Io me le immagino, le ragioni di questi grandi del Novecento italiano. Ragioni innanzitutto di radici geografiche, ma soprattutto di stupore di fronte alla bellezza autenticamente popolare del canto della Sat. Te lo immagini, il grande virtuoso del pianoforte Michelangeli, terrore di ogni sala da concerto e di ogni pubblico internazionale per il suo perfezionismo, prendere in mano La mia bela la mi aspeta, Era nato poveretto, ’Ndormezete popin e cucirci attorno un’armonizzazione semplice e adeguata per un gruppo di splendidi amatori, dilettanti, cioè, della musica? Cosa l’avrà spinto, se non il riconoscimento che dentro quelle canzoni c’era la stessa potenza espressiva del suo amatissimo Chopin o del suo assoluto Debussy?

Mauro Pedrotti

erede della “dinastia” dei fondatori e attuale direttore del coro, queste cose te le racconta orgoglioso e insieme un po’ dimesso. Sa che a loro è capitata una storia un po’ strana e singolare, ma in fondo gli interessano altre cose. Per esempio che la sua, la loro musica vada avanti, e trovi altri ad amarla e praticarla.

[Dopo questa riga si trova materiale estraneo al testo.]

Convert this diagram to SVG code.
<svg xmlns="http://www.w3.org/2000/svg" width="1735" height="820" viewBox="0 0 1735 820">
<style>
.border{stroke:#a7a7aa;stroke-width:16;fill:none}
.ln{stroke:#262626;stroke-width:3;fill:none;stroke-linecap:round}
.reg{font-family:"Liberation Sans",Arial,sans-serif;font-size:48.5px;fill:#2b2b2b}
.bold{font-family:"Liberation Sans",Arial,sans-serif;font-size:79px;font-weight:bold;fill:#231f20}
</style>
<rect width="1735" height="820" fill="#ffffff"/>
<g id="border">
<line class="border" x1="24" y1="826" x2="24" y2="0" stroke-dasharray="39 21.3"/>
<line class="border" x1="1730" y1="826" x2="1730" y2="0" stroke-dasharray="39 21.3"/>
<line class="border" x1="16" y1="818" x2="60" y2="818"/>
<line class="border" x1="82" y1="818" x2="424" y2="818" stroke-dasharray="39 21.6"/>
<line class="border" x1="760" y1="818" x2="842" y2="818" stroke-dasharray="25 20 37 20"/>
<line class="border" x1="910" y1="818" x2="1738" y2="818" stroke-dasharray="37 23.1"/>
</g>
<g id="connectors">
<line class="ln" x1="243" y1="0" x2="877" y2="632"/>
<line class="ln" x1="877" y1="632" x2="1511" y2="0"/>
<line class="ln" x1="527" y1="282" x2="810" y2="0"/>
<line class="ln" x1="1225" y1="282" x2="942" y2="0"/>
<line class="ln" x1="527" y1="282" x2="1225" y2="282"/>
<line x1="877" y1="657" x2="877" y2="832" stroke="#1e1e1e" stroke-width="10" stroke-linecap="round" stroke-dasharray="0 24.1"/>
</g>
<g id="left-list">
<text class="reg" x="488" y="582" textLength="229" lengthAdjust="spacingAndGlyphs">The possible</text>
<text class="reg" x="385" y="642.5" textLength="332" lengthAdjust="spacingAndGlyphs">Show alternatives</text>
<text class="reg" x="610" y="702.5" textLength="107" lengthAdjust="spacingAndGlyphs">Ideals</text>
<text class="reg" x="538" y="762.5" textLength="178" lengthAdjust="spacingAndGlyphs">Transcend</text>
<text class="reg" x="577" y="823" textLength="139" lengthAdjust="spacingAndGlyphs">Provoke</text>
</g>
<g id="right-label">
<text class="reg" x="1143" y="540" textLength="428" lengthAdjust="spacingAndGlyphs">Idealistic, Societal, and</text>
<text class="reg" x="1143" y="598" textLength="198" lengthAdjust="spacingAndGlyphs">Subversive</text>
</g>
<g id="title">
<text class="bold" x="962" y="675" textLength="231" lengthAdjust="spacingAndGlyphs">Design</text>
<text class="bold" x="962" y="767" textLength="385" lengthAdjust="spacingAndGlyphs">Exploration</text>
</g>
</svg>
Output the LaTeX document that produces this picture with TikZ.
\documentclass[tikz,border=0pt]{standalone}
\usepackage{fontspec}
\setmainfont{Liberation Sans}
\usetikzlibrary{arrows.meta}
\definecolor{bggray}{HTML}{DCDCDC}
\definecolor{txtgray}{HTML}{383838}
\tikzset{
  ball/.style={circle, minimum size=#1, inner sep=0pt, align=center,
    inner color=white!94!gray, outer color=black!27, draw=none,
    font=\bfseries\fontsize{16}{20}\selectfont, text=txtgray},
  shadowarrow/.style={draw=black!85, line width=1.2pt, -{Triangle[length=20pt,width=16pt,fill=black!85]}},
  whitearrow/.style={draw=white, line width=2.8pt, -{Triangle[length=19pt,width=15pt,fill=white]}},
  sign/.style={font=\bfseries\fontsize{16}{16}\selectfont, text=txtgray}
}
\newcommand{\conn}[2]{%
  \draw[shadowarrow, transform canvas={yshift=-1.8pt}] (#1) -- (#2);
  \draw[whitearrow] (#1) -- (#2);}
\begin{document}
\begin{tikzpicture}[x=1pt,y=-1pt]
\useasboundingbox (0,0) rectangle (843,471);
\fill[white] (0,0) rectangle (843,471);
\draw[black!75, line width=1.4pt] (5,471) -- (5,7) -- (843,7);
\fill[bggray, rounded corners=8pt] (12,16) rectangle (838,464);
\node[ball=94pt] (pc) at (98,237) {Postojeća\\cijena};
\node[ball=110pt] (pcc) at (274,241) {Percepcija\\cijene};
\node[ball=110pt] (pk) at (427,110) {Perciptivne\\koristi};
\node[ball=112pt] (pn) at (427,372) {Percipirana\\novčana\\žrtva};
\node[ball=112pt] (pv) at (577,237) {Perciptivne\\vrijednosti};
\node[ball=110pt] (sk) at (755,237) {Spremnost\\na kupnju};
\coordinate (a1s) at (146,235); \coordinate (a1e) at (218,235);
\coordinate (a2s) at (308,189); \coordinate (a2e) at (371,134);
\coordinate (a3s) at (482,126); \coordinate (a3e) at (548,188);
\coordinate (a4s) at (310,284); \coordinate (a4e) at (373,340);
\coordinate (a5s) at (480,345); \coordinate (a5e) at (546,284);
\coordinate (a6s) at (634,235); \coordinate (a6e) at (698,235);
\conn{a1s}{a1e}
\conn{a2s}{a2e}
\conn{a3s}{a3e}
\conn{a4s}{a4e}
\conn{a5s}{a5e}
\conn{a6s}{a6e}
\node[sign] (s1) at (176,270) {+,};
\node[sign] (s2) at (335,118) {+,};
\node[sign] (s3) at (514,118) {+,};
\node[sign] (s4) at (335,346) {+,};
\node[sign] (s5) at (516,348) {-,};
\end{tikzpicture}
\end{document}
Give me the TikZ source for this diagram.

Così, al Meeting, è nata l’idea di fare un seminario sulla loro tecnica corale che ha condotto centinaia di cantori neofiti sul palco, a metà del concerto, a cantare con loro. La musica della SAT va avanti, e incrementa nuovi cori e nuove avventure comuni. Perché la magia sta tutta lì, in fondo: cantare insieme e sostenersi l’un l’altro perché non si abbia a stonare. Metafora meravigliosa di una compagnia che, per vie insondabili, fa nascere la bellezza.